Anyone who’s been involved in an election knows how difficult it is to keep the voting public interested, and this protracted redistricting battle has undoubtedly done little to engage those who don’t enjoy following this kind of thing on a daily basis. According to the N.C. State Board of Elections, just 7.6 percent of the state’s 6.6 million registered voters actually cast a ballot in Tuesday’s election.

As the night closed, Ellmers had been ousted by Holding in the 2nd district. In the 13th district, the runoff-free primary meant the GOP and Democratic winners prevailed with only 20.2 percent and 25.7 percent of their respective votes. For the Democrats, Marine Corps veteran Bruce Davis topped totals with 4,694 votes, and gun store owner Ted Budd won the GOP primary with the support of 6,127 voters.

What’s next?

Is this redistricting conflict a new problem for North Carolina? Certainly not. North Carolina has a interesting history when it comes to its redistricting issues, specifically with the 1st and 12th Congressional Districts. (The latter has been cited by the Washington Post as the most gerrymandered district in the entire country.)
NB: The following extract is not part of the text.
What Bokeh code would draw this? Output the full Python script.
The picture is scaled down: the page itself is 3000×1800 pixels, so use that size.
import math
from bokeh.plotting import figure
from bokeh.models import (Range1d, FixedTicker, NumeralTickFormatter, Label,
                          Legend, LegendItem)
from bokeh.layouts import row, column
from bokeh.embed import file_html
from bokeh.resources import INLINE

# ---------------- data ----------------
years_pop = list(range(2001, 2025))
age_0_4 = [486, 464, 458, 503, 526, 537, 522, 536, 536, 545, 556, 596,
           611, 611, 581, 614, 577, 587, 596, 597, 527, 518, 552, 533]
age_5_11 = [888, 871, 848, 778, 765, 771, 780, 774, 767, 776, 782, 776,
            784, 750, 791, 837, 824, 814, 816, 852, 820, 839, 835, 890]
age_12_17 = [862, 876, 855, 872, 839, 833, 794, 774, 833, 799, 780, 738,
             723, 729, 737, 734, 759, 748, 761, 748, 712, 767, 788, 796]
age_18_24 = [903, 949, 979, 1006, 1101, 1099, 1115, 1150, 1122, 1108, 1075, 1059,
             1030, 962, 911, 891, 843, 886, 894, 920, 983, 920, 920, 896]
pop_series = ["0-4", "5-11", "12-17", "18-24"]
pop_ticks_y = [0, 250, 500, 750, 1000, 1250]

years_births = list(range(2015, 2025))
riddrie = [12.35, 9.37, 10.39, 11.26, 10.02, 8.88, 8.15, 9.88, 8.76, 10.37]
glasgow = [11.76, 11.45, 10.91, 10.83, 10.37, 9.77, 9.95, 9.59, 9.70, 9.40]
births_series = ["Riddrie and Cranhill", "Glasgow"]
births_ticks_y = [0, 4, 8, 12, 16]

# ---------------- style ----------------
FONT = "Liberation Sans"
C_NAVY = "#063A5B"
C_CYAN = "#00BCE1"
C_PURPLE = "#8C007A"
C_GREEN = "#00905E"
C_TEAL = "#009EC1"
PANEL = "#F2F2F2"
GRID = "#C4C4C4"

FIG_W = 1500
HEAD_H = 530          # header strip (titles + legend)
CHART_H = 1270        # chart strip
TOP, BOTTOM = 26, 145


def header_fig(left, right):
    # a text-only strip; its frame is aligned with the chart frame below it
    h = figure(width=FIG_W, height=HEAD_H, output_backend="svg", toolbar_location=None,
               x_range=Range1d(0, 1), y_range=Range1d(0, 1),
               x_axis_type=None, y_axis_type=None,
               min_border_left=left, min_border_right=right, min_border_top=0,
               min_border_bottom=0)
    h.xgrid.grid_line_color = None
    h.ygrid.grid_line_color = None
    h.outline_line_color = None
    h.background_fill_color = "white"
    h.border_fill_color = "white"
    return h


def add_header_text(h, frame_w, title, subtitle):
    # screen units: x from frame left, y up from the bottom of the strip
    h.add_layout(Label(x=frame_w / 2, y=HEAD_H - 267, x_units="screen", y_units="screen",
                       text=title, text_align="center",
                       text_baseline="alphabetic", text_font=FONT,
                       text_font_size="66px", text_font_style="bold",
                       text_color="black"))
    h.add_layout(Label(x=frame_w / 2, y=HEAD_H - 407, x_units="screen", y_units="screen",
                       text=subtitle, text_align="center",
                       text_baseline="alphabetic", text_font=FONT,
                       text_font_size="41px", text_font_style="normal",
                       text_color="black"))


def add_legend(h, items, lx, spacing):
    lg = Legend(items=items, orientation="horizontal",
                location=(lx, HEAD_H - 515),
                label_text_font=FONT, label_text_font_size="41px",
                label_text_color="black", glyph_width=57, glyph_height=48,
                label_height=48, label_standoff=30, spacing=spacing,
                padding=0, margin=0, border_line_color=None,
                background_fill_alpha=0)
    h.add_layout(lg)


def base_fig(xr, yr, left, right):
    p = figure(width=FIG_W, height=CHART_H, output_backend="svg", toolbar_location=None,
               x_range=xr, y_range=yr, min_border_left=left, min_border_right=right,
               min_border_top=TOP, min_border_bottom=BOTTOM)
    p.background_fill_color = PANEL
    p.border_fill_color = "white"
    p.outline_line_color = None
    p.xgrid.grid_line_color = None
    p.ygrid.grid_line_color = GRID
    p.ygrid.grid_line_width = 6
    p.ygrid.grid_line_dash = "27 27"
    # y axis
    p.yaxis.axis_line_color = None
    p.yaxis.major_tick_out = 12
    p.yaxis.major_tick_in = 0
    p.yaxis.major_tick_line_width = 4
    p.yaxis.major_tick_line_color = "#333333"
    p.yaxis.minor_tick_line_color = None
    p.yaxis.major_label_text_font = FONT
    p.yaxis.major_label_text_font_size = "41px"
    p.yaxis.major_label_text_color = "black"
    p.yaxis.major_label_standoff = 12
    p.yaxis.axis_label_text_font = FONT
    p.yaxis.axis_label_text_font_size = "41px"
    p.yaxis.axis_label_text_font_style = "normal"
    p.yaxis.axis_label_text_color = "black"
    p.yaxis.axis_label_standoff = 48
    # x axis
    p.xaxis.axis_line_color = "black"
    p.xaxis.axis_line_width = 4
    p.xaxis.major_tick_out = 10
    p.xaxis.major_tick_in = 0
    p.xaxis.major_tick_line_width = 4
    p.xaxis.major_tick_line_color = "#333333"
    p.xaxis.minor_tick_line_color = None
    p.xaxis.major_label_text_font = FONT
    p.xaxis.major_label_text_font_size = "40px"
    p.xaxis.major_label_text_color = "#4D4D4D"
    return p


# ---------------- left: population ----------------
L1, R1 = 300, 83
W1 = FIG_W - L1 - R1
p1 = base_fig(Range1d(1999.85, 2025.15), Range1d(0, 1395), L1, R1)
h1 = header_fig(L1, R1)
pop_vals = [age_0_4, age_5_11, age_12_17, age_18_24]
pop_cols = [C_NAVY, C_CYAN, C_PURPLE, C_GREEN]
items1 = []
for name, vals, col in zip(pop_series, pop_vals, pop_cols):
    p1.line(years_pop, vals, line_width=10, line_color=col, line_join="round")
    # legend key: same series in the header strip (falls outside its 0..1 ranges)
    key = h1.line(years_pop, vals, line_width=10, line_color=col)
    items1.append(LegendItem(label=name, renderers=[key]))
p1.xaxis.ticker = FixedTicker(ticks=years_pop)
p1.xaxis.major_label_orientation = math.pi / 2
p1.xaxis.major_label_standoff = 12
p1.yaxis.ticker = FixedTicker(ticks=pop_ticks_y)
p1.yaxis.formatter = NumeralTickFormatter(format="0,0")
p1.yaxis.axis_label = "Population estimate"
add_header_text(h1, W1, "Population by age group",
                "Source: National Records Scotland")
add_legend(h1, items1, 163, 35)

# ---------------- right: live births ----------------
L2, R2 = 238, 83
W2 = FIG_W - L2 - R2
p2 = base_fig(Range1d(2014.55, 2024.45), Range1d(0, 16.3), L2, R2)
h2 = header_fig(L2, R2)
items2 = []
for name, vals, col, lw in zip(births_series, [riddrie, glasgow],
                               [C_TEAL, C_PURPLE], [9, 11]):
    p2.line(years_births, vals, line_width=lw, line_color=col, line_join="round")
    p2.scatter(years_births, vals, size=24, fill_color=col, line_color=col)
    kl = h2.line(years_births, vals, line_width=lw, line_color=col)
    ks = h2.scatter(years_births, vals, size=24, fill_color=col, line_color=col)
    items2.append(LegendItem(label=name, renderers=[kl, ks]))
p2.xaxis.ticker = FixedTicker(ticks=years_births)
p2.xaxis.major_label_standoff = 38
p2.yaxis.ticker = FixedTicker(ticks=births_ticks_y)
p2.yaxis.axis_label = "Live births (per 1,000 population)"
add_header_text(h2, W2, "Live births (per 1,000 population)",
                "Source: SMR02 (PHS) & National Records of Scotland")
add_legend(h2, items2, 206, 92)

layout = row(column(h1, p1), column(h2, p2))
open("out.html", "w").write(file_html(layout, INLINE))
So, what’s being done to fix this?

Most recently, a coalition advocating for redistricting reform renewed the push for lawmakers to create an independent commission that would oversee the maps for congressional seats and state legislative districts. While some lawmakers scoff at the idea of an independent commission, both Gov. Pat McCrory and Attorney General (and Democratic gubernatorial candidate) Roy Cooper have said they would like to end gerrymandering. While the call to “end gerrymandering” is overtly and perhaps intentionally vague, it’s hopefully the beginning of something more substantive.

The alternative, I suppose, is to see how much money we can waste while alienating as many voters from the process as possible.